Doctorandi next generation worden breed en multidisciplinair opgeleid tot neogeneralisten die niet enkel hun disciplinespecifieke knowhow beheersen, maar ook meester zijn in een reeks algemene vaardigheden. De gemiddelde doctoraatsstudent van de 21ste eeuw is een gezonde mix van een onderzoeker, coach, technicus, schrijver, marketeer, communicator en onderhandelaar. Hij of zij is een duizendpoot die van alle markten thuis is. Vooral het doorzettingsvermogen en het kunnen omgaan met mislukkingen zijn competenties die alle doctorandi kenmerken. En deze combinaties van skills zijn niet enkel bruikbaar, maar ook onontbeerlijk in diverse arbeidssectoren, wat maakt dat doctoraathouders zich kunnen bewegen in veel domeinen, ook als die ver van hun oorspronkelijke specialisatie liggen. Wat de tewerkstelling van doctoraathouders betreft, gaat het er vandaag de dag allang niet meer om of Vlaanderen hooggeschoolde werknemers zal kunnen aantrekken; het gaat erom of hooggeschoolden voor Vlaamse werkgevers zullen kiezen. Vacatures voor hooggeschoolden raken nu al niet meer ingevuld, door de huidige beperkte uitstroom van afgestudeerden. Doctoraathouders hebben momenteel de jobs voor het kiezen en kunnen bij het zoeken naar een geschikte job ook horizonten buiten hun eigen discipline verkennen.

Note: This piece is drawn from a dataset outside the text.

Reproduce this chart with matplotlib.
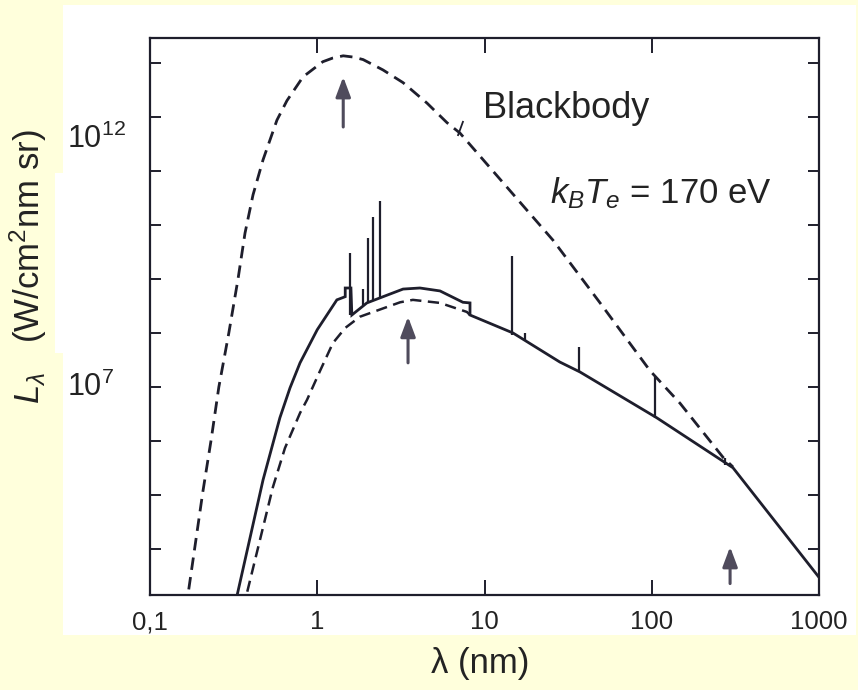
import matplotlib

matplotlib.use("Agg")
import matplotlib.pyplot as plt
import matplotlib.transforms as mtransforms
from matplotlib.patches import Rectangle
from matplotlib.ticker import NullLocator


# hot blackbody (upper dashed curve), wavelength in nm / L in W/cm2 nm sr
bb_hot_nm = [0.164, 0.207, 0.232, 0.258, 0.296, 0.336, 0.370, 0.413, 0.474, 0.574,
             0.659, 0.822, 1.08, 1.24, 1.43, 1.64, 1.88, 2.47, 3.26, 4.53,
             5.97, 7.14, 25.7, 49.1, 97.7, 147.6, 266.7, 306.2]
bb_hot_L = [7.8e2, 1.15e5, 1.05e6, 1.0e7, 1.0e8, 1.0e9, 7.1e9, 3.6e10, 1.6e11, 8.7e11,
            2.0e12, 5.5e12, 1.05e13, 1.23e13, 1.35e13, 1.28e13, 1.15e13, 7.4e12, 4.3e12, 1.8e12,
            7.8e11, 5.0e11, 5.2e9, 3.6e8, 2.0e7, 5.0e6, 5.0e5, 3.3e5]

# lower dashed blackbody-like curve
bb_cool_nm = [0.360, 0.543, 0.641, 0.789, 0.869, 1.04, 1.24, 1.47, 1.80, 3.13,
              3.73, 5.42, 7.85, 8.19]
bb_cool_L = [7.8e2, 1.4e5, 7.4e5, 3.3e6, 5.8e6, 2.0e7, 6.5e7, 1.24e8, 2.0e8, 3.7e8,
             4.1e8, 3.6e8, 2.45e8, 2.15e8]

# plasma continuum (solid curve)
cont_nm = [0.318, 0.474, 0.598, 0.687, 0.789, 1.0, 1.31, 1.47, 1.47, 1.59,
           1.61, 1.98, 2.61, 3.26, 4.11, 5.42, 7.43, 8.19, 8.19, 14.8,
           28.2, 37.2, 107, 306, 1000]
cont_L = [7.8e2, 1.9e5, 2.7e6, 9.6e6, 2.8e7, 1.15e8, 4.1e8, 4.7e8, 6.8e8, 6.8e8,
          2.15e8, 3.6e8, 5.0e8, 6.5e8, 6.8e8, 6.0e8, 3.7e8, 3.6e8, 2.15e8, 1.0e8,
          2.9e7, 1.9e7, 2.7e6, 3.2e5, 3.0e3]

# emission lines
line_nm = [1.57, 1.88, 2.01, 2.15, 2.37, 14.6, 17.5, 36.7, 104.5, 274]
line_top = [3.0e9, 6.5e8, 5.8e9, 1.4e10, 2.8e10, 2.7e9, 1.0e8, 5.5e7, 1.55e7, 4.9e5]
line_base = [2.15e8, 3.3e8, 3.6e8, 4.1e8, 4.7e8, 9.1e7, 7.4e7, 1.9e7, 2.7e6, 3.6e5]

# peak arrows
arrow_nm = [1.43, 3.49, 294]
arrow_tail = [6.5e11, 2.8e7, 2.3e3]
arrow_tip = [5.5e12, 2.0e8, 1.1e4]

x_ticks = [0.1, 1, 10, 100, 1000]
x_tick_labels = ["0,1", "1", "10", "100", "1000"]
y_ticks = [1e4, 1e5, 1e6, 1e7, 1e8, 1e9, 1e10, 1e11, 1e12, 1e13]
y_label_values = [1e7, 1e12]
y_label_texts = [r"$10^{7}$", r"$10^{12}$"]


def main() -> None:
    plt.rcParams["font.family"] = ["Liberation Sans", "DejaVu Sans"]
    plt.rcParams["mathtext.fontset"] = "custom"
    plt.rcParams["mathtext.rm"] = "Liberation Sans"
    plt.rcParams["mathtext.it"] = "Liberation Sans:italic"

    ink = "#1e1e2c"
    text_col = "#232323"

    fig = plt.figure(figsize=(8.58, 6.90), dpi=100, facecolor="#ffffdc")
    # white scanned-figure background
    fig.patches.append(Rectangle((63 / 858, 55 / 690), 793 / 858, 630 / 690,
                                 transform=fig.transFigure, facecolor="white",
                                 edgecolor="none", zorder=-10))
    fig.patches.append(Rectangle((55 / 858, 337 / 690), 8 / 858, 180 / 690,
                                 transform=fig.transFigure, facecolor="white",
                                 edgecolor="none", zorder=-10))

    ax = fig.add_axes([150 / 858, 95 / 690, 669 / 858, 557 / 690])
    ax.set_facecolor("white")
    ax.set_xscale("log")
    ax.set_yscale("log")
    ax.set_xlim(0.1, 1000)
    ax.set_ylim(10 ** 3.15, 10 ** 13.46)

    dash = (0, (4.5, 2.6))
    ax.plot(bb_hot_nm, bb_hot_L, color=ink, lw=2.0, linestyle=dash)
    ax.plot(bb_cool_nm, bb_cool_L, color=ink, lw=1.8, linestyle=dash)
    ax.plot(cont_nm, cont_L, color=ink, lw=2.0, solid_joinstyle="miter")
    ax.vlines(line_nm, line_base, line_top, color=ink, lw=1.6)

    for x, y0, y1 in zip(arrow_nm, arrow_tail, arrow_tip):
        ax.annotate("", xy=(x, y1), xytext=(x, y0),
                    arrowprops=dict(arrowstyle="-|>,head_length=0.8,head_width=0.3",
                                    mutation_scale=15, color="#4f4b5c", lw=2.2,
                                    shrinkA=0, shrinkB=0))

    # leader from "Blackbody" label to the curve
    ax.plot([7.43, 6.95], [8.1e11, 4.6e11], color=ink, lw=1.3)

    ax.text(0.498, 0.856, "Blackbody", transform=ax.transAxes, fontsize=26,
            color=text_col, ha="left", va="baseline")
    ax.text(0.598, 0.704, r"$k_{B}T_{e}$ = 170 eV", transform=ax.transAxes,
            fontsize=25, color=text_col, ha="left", va="baseline")

    ax.set_xticks(x_ticks)
    ax.set_xticklabels(x_tick_labels)
    ax.set_yticks(y_ticks)
    ax.set_yticklabels([])
    ax.xaxis.set_minor_locator(NullLocator())
    ax.yaxis.set_minor_locator(NullLocator())
    ax.tick_params(axis="x", which="major", direction="in", length=11, width=1.4,
                   top=True, labelsize=18.5, pad=11, labelcolor=text_col, color=ink)
    ax.tick_params(axis="y", which="major", direction="in", length=8, width=1.4,
                   right=True, color=ink)
    for spine in ax.spines.values():
        spine.set_linewidth(1.6)
        spine.set_color(ink)

    # y labels sit at the left edge of the white panel
    label_tf = mtransforms.blended_transform_factory(fig.transFigure, ax.transData)
    offsets = [0, -22]
    for val, txt, off in zip(y_label_values, y_label_texts, offsets):
        tf = label_tf + mtransforms.ScaledTranslation(0, off / 100, fig.dpi_scale_trans)
        ax.text(67 / 858, val, txt, transform=tf, fontsize=22, color=text_col,
                ha="left", va="center", clip_on=False)

    fig.text(28 / 858, 1 - 267 / 690, r"$L_{\lambda}$   (W/cm$^{2}$nm sr)",
             rotation=90, fontsize=25, color=text_col, ha="center", va="center")
    fig.text(480 / 858, 1 - 664 / 690, "λ (nm)", fontsize=25, color=text_col,
             ha="center", va="center")

    fig.savefig("out.png", dpi=100, facecolor=fig.get_facecolor())
    plt.close(fig)


if __name__ == "__main__":
    main()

Het vierjarige doctoraatstraject is een intensief programma dat onmogelijk nog meer kan worden ingekort. En vanuit de voorbijgestreefde en eenzijdige focus van overheidswege op ‘nuttige’, beroepsspecifieke opleidingen kan de doctoraatstudent niet verplicht worden om tijdens zijn korte, intensieve doctoraatsperiode ook nog eens bedrijfsstages te lopen of te gaan ondernemen. Dat kan zinvol zijn voor de meer beroepsspecifieke opleidingen, maar is dat veel minder voor de opleiding tot neogeneralist. Een doctoraal proefschrift maken lijkt zo al op het runnen van een minionderneming. Een eigen project kunnen opstarten en tot een goed einde brengen is een van de belangrijkste vaardigheden waar werkgevers zowel binnen als buiten de academische wereld naar op zoek zijn.

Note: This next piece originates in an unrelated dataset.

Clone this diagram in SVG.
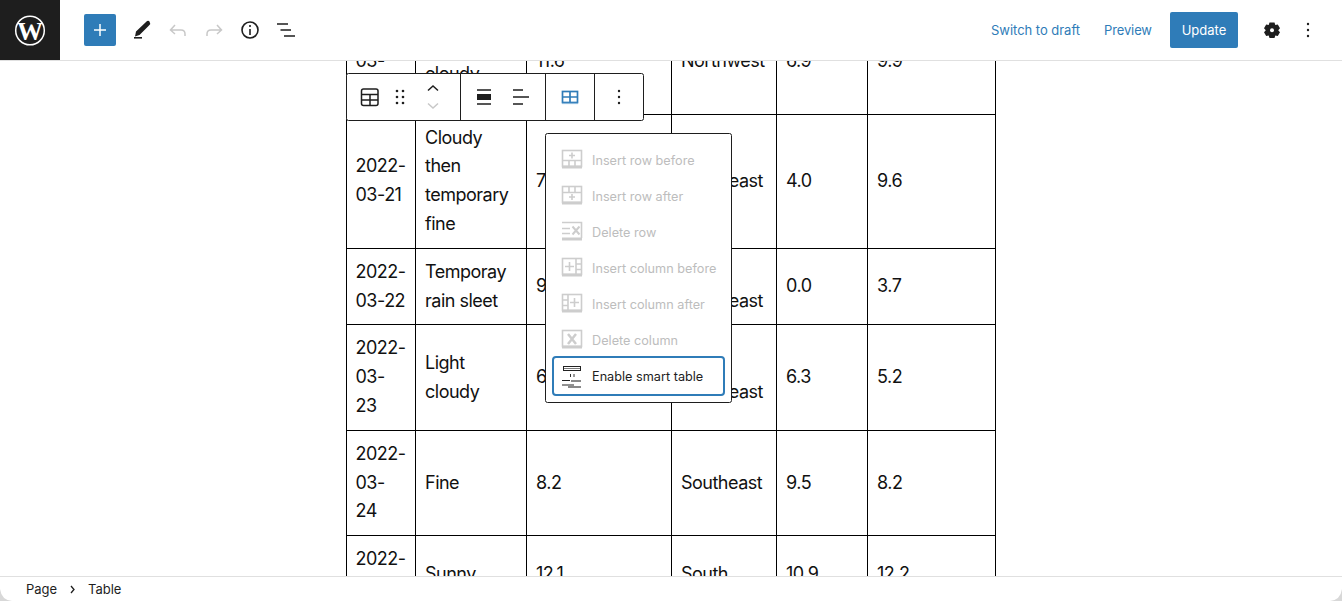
<svg xmlns="http://www.w3.org/2000/svg" width="1342" height="601" viewBox="0 0 1342 601">
<style>
text{font-family:"Inter","Liberation Sans",sans-serif}
.c{font-size:18px;fill:#111;letter-spacing:-.5px}
.g{fill:none;stroke:#000;stroke-width:1}
.d{font-size:12.7px;fill:#bdbdbd}
.i{fill:none;stroke:#cdcdcd;stroke-width:1.600}
.ib{fill:#cdcdcd}
.t{fill:#1e1e1e}
.s{fill:none;stroke:#1e1e1e;stroke-width:1.500}
.l{font-size:13px;fill:#2f7cb8}
.f{font-size:13px;fill:#1e1e1e}
</style>
<rect width="1342" height="601" fill="#fff"/>
<g id="table">
<path class="g" d="M346.500 60V576M415.500 60V576M526.500 60V576M671.500 60V576M776.500 60V576M867.500 60V576M995.500 60V576M347 114.500H996M347 248.500H996M347 324.500H996M347 430.500H996M347 535.500H996"/>
<g class="c">
<text x="355.500" y="67">03-</text><text x="425" y="80">cloudy</text><text x="536" y="67">11.6</text><text x="681" y="67">Northwest</text><text x="786" y="67">6.9</text><text x="877" y="67">9.9</text>
<text x="355.500" y="172">2022-</text><text x="355.500" y="201">03-21</text>
<text x="425" y="144">Cloudy</text><text x="425" y="172">then</text><text x="425" y="201">temporary</text><text x="425" y="230">fine</text>
<text x="536" y="187">7</text><text x="763" y="187" text-anchor="end">east</text><text x="786" y="187">4.0</text><text x="877" y="187">9.6</text>
<text x="355.500" y="278">2022-</text><text x="355.500" y="307">03-22</text>
<text x="425" y="278">Temporay</text><text x="425" y="307">rain sleet</text>
<text x="536" y="292">9</text><text x="763" y="307" text-anchor="end">east</text><text x="786" y="292">0.0</text><text x="877" y="292">3.7</text>
<text x="355.500" y="354">2022-</text><text x="355.500" y="383">03-</text><text x="355.500" y="412">23</text>
<text x="425" y="369">Light</text><text x="425" y="398">cloudy</text>
<text x="536" y="383">6</text><text x="763" y="398" text-anchor="end">east</text><text x="786" y="383">6.3</text><text x="877" y="383">5.2</text>
<text x="355.500" y="460">2022-</text><text x="355.500" y="489">03-</text><text x="355.500" y="517">24</text>
<text x="425" y="489">Fine</text><text x="536" y="489">8.2</text><text x="681" y="489">Southeast</text><text x="786" y="489">9.5</text><text x="877" y="489">8.2</text>
<text x="355.500" y="565">2022-</text><text x="425" y="580">Sunny</text><text x="536" y="580">12.1</text><text x="681" y="580">South</text><text x="786" y="580">10.9</text><text x="877" y="580">12.2</text>
</g>
</g>
<g id="topbar">
<rect width="1342" height="60" fill="#fff"/>
<path d="M0 60.500H1342" stroke="#e0e0e0"/>
<rect width="60" height="60" fill="#1e1e1e"/>
<circle cx="30" cy="30.500" r="14.300" fill="none" stroke="#fff" stroke-width="1.500"/>
<text x="30" y="39.500" font-size="26" font-weight="700" text-anchor="middle" fill="#fff" style="font-family:'Liberation Serif',serif">W</text>
<rect x="84" y="14" width="32" height="32" rx="2" fill="#2f7cb8"/>
<path d="M100 24V36M94 30H106" stroke="#fff" stroke-width="1.500"/>
<path d="M136 31.500L146 22Q148 20 149.500 21.500Q151 23.500 149 25.500L139.500 35L135 36.500Z" class="t"/><path d="M134 37.800H142" stroke="#1e1e1e" stroke-width="1.600"/>
<path d="M175 25L170.500 30L175 34M171 30H181Q185 30 185 34V36" fill="none" stroke="#c8c8c8" stroke-width="1.500"/>
<path d="M217 25L221.500 30L217 34M221 30H211Q207 30 207 34V36" fill="none" stroke="#c8c8c8" stroke-width="1.500"/>
<circle cx="250" cy="30" r="8" fill="none" stroke="#1e1e1e" stroke-width="1.600"/><path d="M250 29V35M250 25V27" stroke="#1e1e1e" stroke-width="1.600"/>
<path d="M277 24H288M280.500 30H291M284 36H295" stroke="#1e1e1e" stroke-width="1.600"/>
<text x="991" y="35" class="l" textLength="89">Switch to draft</text>
<text x="1104" y="35" class="l" textLength="48">Preview</text>
<rect x="1170" y="12" width="68" height="36" rx="2" fill="#2f7cb8"/>
<text x="1204" y="35" font-size="13" fill="#fff" text-anchor="middle">Update</text>
<path d="M1269.500 22.500H1274.500L1275.300 25L1277.800 24.400L1280 28.200L1278.200 30.200L1280 32.200L1277.800 36L1275.300 35.400L1274.500 38H1269.500L1268.700 35.400L1266.200 36L1264 32.200L1265.800 30.200L1264 28.200L1266.200 24.400L1268.700 25Z" class="t"/><circle cx="1272" cy="30.200" r="2" fill="#fff"/>
<circle cx="1308" cy="24" r="1.200" class="t"/><circle cx="1308" cy="30" r="1.200" class="t"/><circle cx="1308" cy="36" r="1.200" class="t"/>
</g>
<g id="block-toolbar">
<rect x="346.500" y="73.500" width="297" height="47" rx="2" fill="#fff" stroke="#1e1e1e"/>
<path d="M460.500 74V120M545.500 74V120M594.500 74V120" stroke="#1e1e1e"/>
<rect x="361.500" y="89" width="16.500" height="16.500" rx="2" class="s"/><path d="M362 94.500H378M362 100H378M370 94.500V105" class="s"/>
<g class="t"><circle cx="397" cy="91" r="1.300"/><circle cx="403" cy="91" r="1.300"/><circle cx="397" cy="97" r="1.300"/><circle cx="403" cy="97" r="1.300"/><circle cx="397" cy="103" r="1.300"/><circle cx="403" cy="103" r="1.300"/></g>
<path d="M428 90.500L433 86L438 90.500" class="s"/><path d="M428 103.500L433 108L438 103.500" fill="none" stroke="#c8c8c8" stroke-width="1.500"/>
<path d="M477 90H491M477 104H491" class="s"/><rect x="477" y="94" width="14" height="6" class="t"/>
<path d="M513 90H523M513 97H529M513 104H523" class="s"/>
<g fill="none" stroke="#2f7cb8" stroke-width="1.700"><rect x="562.500" y="91.500" width="15" height="11"/><path d="M570 92V102M563 97H577"/></g><path d="M562 103.500H578" stroke="#8fbbdc" stroke-width="1.200"/>
<g class="t"><circle cx="619" cy="91" r="1.200"/><circle cx="619" cy="97" r="1.200"/><circle cx="619" cy="103" r="1.200"/></g>
</g>
<g id="dropdown">
<rect x="545.500" y="133.500" width="186" height="269" rx="2" fill="#fff" stroke="#1e1e1e"/>
<text x="592" y="165" class="d">Insert row before</text>
<text x="592" y="201" class="d">Insert row after</text>
<text x="592" y="237" class="d">Delete row</text>
<text x="592" y="273" class="d">Insert column before</text>
<text x="592" y="309" class="d">Insert column after</text>
<text x="592" y="345" class="d">Delete column</text>
<g id="icon-row-before"><rect x="562.500" y="150.500" width="19" height="16" class="i"/><path d="M563 160.500H581M569 161V166M575 161V166M572 152.500V158.500M569 155.500H575" class="i"/><rect x="562" y="165.500" width="20" height="3" class="ib"/></g>
<g id="icon-row-after"><rect x="562.500" y="186.500" width="19" height="16" class="i"/><path d="M563 192.500H581M569 187V192M575 187V192M572 194V200M569 197H575" class="i"/><rect x="562" y="201.500" width="20" height="3" class="ib"/></g>
<g id="icon-del-row"><path d="M562 222.500H581.500V238M562 228.500H570M562 233.500H570" class="i"/><path d="M572.500 226.500L579.500 234.500M579.500 226.500L572.500 234.500" stroke="#cdcdcd" stroke-width="2" fill="none"/><rect x="562" y="237.500" width="20" height="3" class="ib"/></g>
<g id="icon-col-before"><rect x="562.500" y="258.500" width="19" height="16" class="i"/><path d="M576 259V274M576 264H581M576 269.500H581M565 266.500H574M569.500 262V271" class="i"/><rect x="562" y="273.500" width="20" height="3" class="ib"/></g>
<g id="icon-col-after"><rect x="562.500" y="294.500" width="19" height="16" class="i"/><path d="M568 295V310M563 300H568M563 305.500H568M570 302.500H579M574.500 298V307" class="i"/><rect x="562" y="309.500" width="20" height="3" class="ib"/></g>
<g id="icon-del-col"><rect x="562.500" y="330.500" width="19" height="16" class="i"/><path d="M568 334L576 344M576 334L568 344" stroke="#cdcdcd" stroke-width="2.500" fill="none"/><rect x="562" y="345.500" width="20" height="3" class="ib"/></g>
<rect x="553" y="357" width="171" height="38" rx="3" fill="#fff" stroke="#2f7cb8" stroke-width="2"/>
<text x="592" y="381" font-size="12.700" fill="#1e1e1e">Enable smart table</text>
<g id="icon-smart"><rect x="563.500" y="366.500" width="17" height="4" fill="none" stroke="#222"/><path d="M563 368.500H581" stroke="#222" stroke-width=".6"/><path d="M570.500 374V377M574 374V377" stroke="#333"/><path d="M562 380.500H570M562 385H574" stroke="#222" stroke-width="1"/><path d="M571 381H581M568 387H581" stroke="#8a8a8a" stroke-width="2"/></g>
</g>
<g id="footer">
<rect y="576" width="1342" height="25" fill="#fff"/>
<path d="M0 576.500H1342" stroke="#e0e0e0"/>
<text x="26" y="594" class="f">Page</text>
<path d="M71 586L74 589.500L71 593" fill="none" stroke="#1e1e1e" stroke-width="1.300"/>
<text x="88" y="594" class="f">Table</text>
<path d="M0 589V601H12Q1.500 600 0 589Z" fill="#d8d8d8"/>
<path d="M1342 589V601H1330Q1340.500 600 1342 589Z" fill="#d8d8d8"/>
</g>
</svg>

Daarom is het van kapitaal belang dat de Vlaamse overheid blijft investeren in de financiering van doctoraten en in een kwaliteitsvolle begeleiding van het doctoraatsonderzoek. Die staat sterk onder druk, omdat het aantal ZAP’ers dat ervoor garant staat, niet mee is gestegen. De Vlaamse universiteiten hebben dringend nood aan bijkomend ZAP-personeel en aan een ondersteunend postdockader. Een kwaliteitsvolle opleiding voor doctoraatsstudenten is immers essentieel voor innovatieve en onderzoeksgebaseerde universiteiten.

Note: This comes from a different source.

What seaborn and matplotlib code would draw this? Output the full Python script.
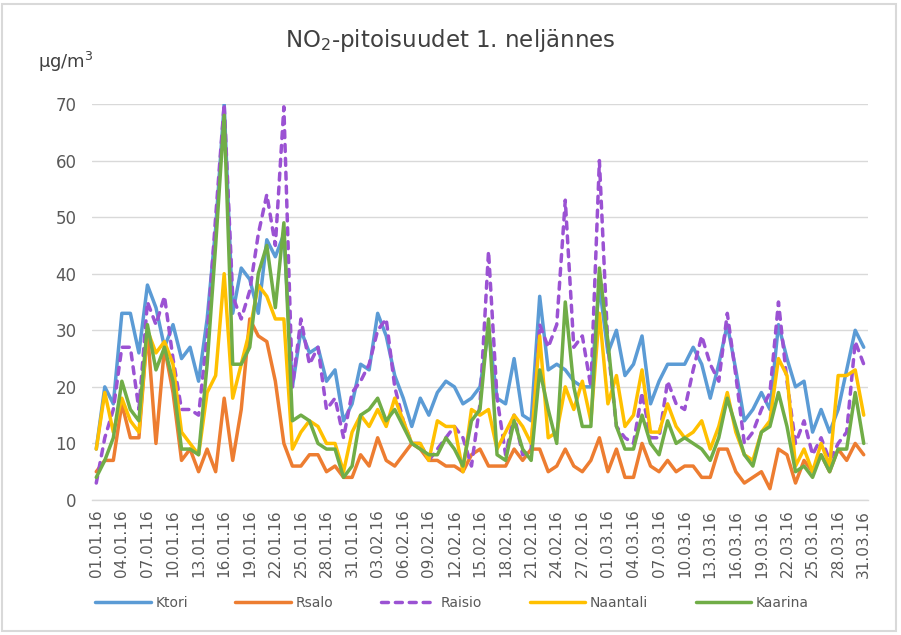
import numpy as np
import pandas as pd
import matplotlib
matplotlib.use("Agg")
import matplotlib.pyplot as plt
import seaborn as sns
from matplotlib.patches import Rectangle

# ---------------- data ----------------
stations = ["Ktori", "Rsalo", "Raisio", "Naantali", "Kaarina"]
dates = pd.date_range("2016-01-01", "2016-03-31", freq="D")
day_labels = [d.strftime("%d.%m.%y") for d in dates]

ktori = [9, 20, 17, 33, 33, 26, 38, 34, 27, 31, 25, 27, 21, 32, 48, 70, 33, 41, 39, 33,
         46, 43, 47, 20, 30, 26, 27, 21, 23, 14, 17, 24, 23, 33, 29, 22, 18, 13, 18, 15,
         19, 21, 20, 17, 18, 20, 30, 18, 17, 25, 15, 14, 36, 23, 24, 23, 21, 20, 20, 38,
         26, 30, 22, 24, 29, 17, 21, 24, 24, 24, 27, 24, 18, 24, 31, 23, 14, 16, 19, 16,
         31, 25, 20, 21, 12, 16, 12, 16, 23, 30, 27]
rsalo = [5, 7, 7, 17, 11, 11, 30, 10, 27, 19, 7, 9, 5, 9, 5, 18, 7, 16, 32, 29,
         28, 21, 10, 6, 6, 8, 8, 5, 6, 4, 4, 8, 6, 11, 7, 6, 8, 10, 9, 7,
         7, 6, 6, 5, 8, 9, 6, 6, 6, 9, 7, 9, 9, 5, 6, 9, 6, 5, 7, 11,
         5, 9, 4, 4, 10, 6, 5, 7, 5, 6, 6, 4, 4, 9, 9, 5, 3, 4, 5, 2,
         9, 8, 3, 7, 5, 8, 5, 9, 7, 10, 8]
raisio = [3, 11, 16, 27, 27, 16, 35, 31, 36, 25, 16, 16, 15, 29, 50, 70, 36, 32, 37, 47,
          54, 45, 69.5, 20, 32, 24, 27, 16, 18, 11, 19, 21, 24, 30, 32, 20, 14, 10, 10, 7,
          9, 11, 13, 11, 6, 17, 44, 18, 8, 15, 8, 9, 31, 27, 31, 53, 27, 29, 20, 60,
          27, 13, 11, 10, 19, 11, 11, 21, 17, 16, 23, 29, 24, 21, 33, 22, 10, 12, 16, 19,
          35, 21, 10, 14, 8, 11, 7, 10, 12, 28, 24]
naantali = [9, 19, 12, 18, 14, 12, 30, 26, 28, 24, 12, 10, 8, 19, 22, 40, 18, 24, 30, 38,
            36, 32, 32, 9, 12, 14, 13, 10, 10, 5, 12, 15, 13, 16, 13, 18, 14, 10, 10, 7,
            14, 13, 13, 5, 16, 15, 16, 9, 12, 15, 13, 10, 29, 11, 12, 20, 16, 21, 14, 33,
            17, 22, 13, 15, 23, 12, 12, 17, 13, 11, 12, 14, 9, 13, 19, 12, 8, 7, 12, 14,
            25, 22, 6, 9, 5, 10, 6, 22, 22, 23, 15]
kaarina = [4, 7, 11, 21, 16, 14, 31, 23, 27, 21, 9, 9, 8, 24, 45, 68, 24, 24, 27, 40,
           45, 34, 49, 14, 15, 14, 10, 9, 9, 4, 6, 15, 16, 18, 14, 16, 13, 10, 9, 8,
           8, 11, 9, 6, 14, 16, 32, 8, 7, 14, 9, 7, 23, 16, 10, 35, 20, 13, 13, 41,
           28, 13, 9, 9, 15, 10, 8, 14, 10, 11, 10, 9, 7, 11, 18, 13, 8, 6, 12, 13,
           19, 13, 5, 6, 4, 8, 5, 9, 9, 19, 10]

series = [ktori, rsalo, raisio, naantali, kaarina]
colors = ["#5B9BD5", "#ED7D31", "#9B52D3", "#FFC000", "#70AD47"]

# ---------------- figure ----------------
sns.set_theme(style="white")
plt.rcParams["font.family"] = ["DejaVu Sans"]

W, H = 901, 635
fig = plt.figure(figsize=(W / 100, H / 100), dpi=100)
ax_l, ax_r, ax_t, ax_b = 92, 868, 104, 500
ax = fig.add_axes([ax_l / W, (H - ax_b) / H, (ax_r - ax_l) / W, (ax_b - ax_t) / H])

x = np.arange(len(day_labels))
lw = 2.5
for name, vals, col in zip(stations, series, colors):
    if name == "Raisio":
        sns.lineplot(x=x, y=vals, ax=ax, color=col, linewidth=lw,
                     linestyle=(0, (2.0, 2.0)), dash_capstyle="round", label=name)
    else:
        sns.lineplot(x=x, y=vals, ax=ax, color=col, linewidth=lw,
                     solid_joinstyle="round", label=name)
handles, lbls = ax.get_legend_handles_labels()
ax.get_legend().remove()

ax.set_xlim(-0.5, len(x) - 0.5)
ax.set_ylim(0, 70)
ax.set_yticks(np.arange(0, 71, 10))
ax.yaxis.grid(True, color="#D9D9D9", linewidth=1.0)
ax.xaxis.grid(False)
ax.set_axisbelow(True)
for s in ["top", "right", "left"]:
    ax.spines[s].set_visible(False)
ax.spines["bottom"].set_color("#D9D9D9")
ax.spines["bottom"].set_linewidth(1.0)

ax.set_xticks(x[::3])
ax.set_xticklabels(day_labels[::3], rotation=90, fontsize=11, color="#595959")
ax.tick_params(axis="x", length=0, pad=7)
ax.tick_params(axis="y", length=0, pad=11, labelsize=12, labelcolor="#595959")
ax.set_xlabel("")
ax.set_ylabel("")

# title and unit
fig.text(0.5, (H - 40) / H, r"NO$_2$-pitoisuudet 1. neljännes", ha="center", va="center",
         fontsize=16.5, color="#404040")
fig.text(38 / W, (H - 62) / H, r"µg/m$^3$", ha="left", va="center", fontsize=13,
         color="#404040")

leg = fig.legend(handles, lbls, loc="center", bbox_to_anchor=(452 / W, (H - 603) / H),
                 ncol=5, frameon=False, fontsize=10, handlelength=4.0,
                 handletextpad=0.35, columnspacing=3.4)
for t in leg.get_texts():
    t.set_color("#595959")

# chart border
fig.patches.append(Rectangle((1.5 / W, 4 / H), (896 - 1.5) / W, (631 - 4) / H,
                             transform=fig.transFigure, fill=False,
                             edgecolor="#D9D9D9", linewidth=1.5))

fig.savefig("out.png", dpi=100)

De Doctoral Schools hebben er als taak doctorandi te trainen tot creatieve, kritische ingestelde en autonome onderzoekers. Dat doen ze het best door een rigoureuze onderzoekscultuur en het vrije verkeer van kennis te promoten, eerder dan door te focussen op het mechanistisch afvinken van kwaliteitscontroleparameters. Het stimuleren van internationale mobiliteit en het bouwen van solide bruggen tussen disciplines zijn belangrijke uitdagingen voor de Doctoral Schools. Zij kunnen hierbij als cruciale hubs fungeren en een mentaliteitswijziging teweegbrengen, waardoor flexibiliteit en interdisciplinaire mobiliteit tussen faculteiten, universiteiten, sectoren en regio’s de standaard wordt, eerder dan de uitzondering. Universiteiten zouden daarom de doctoraatsdiploma’s het best niet langer opdelen per discipline. De vermelding van de specialisatie op het doctoraatsdiploma wordt beter losgelaten, omdat het doctoraatsonderzoek steeds meer een multidisciplinair karakter krijgt.

Vlaanderen moet haar derde cyclus onderwijs beter voorbereiden op de gegeerde 21st century skills, zoals het analytisch en probleemoplossend denken, het werken in teamverband, communicatieve vaardigheden, innoverend vermogen, creativiteit, e.a., en nog meer inzetten op financiering van hoger onderwijs, en meer specifiek van doctoraten waarin deze 21st century skills al ingebed zijn.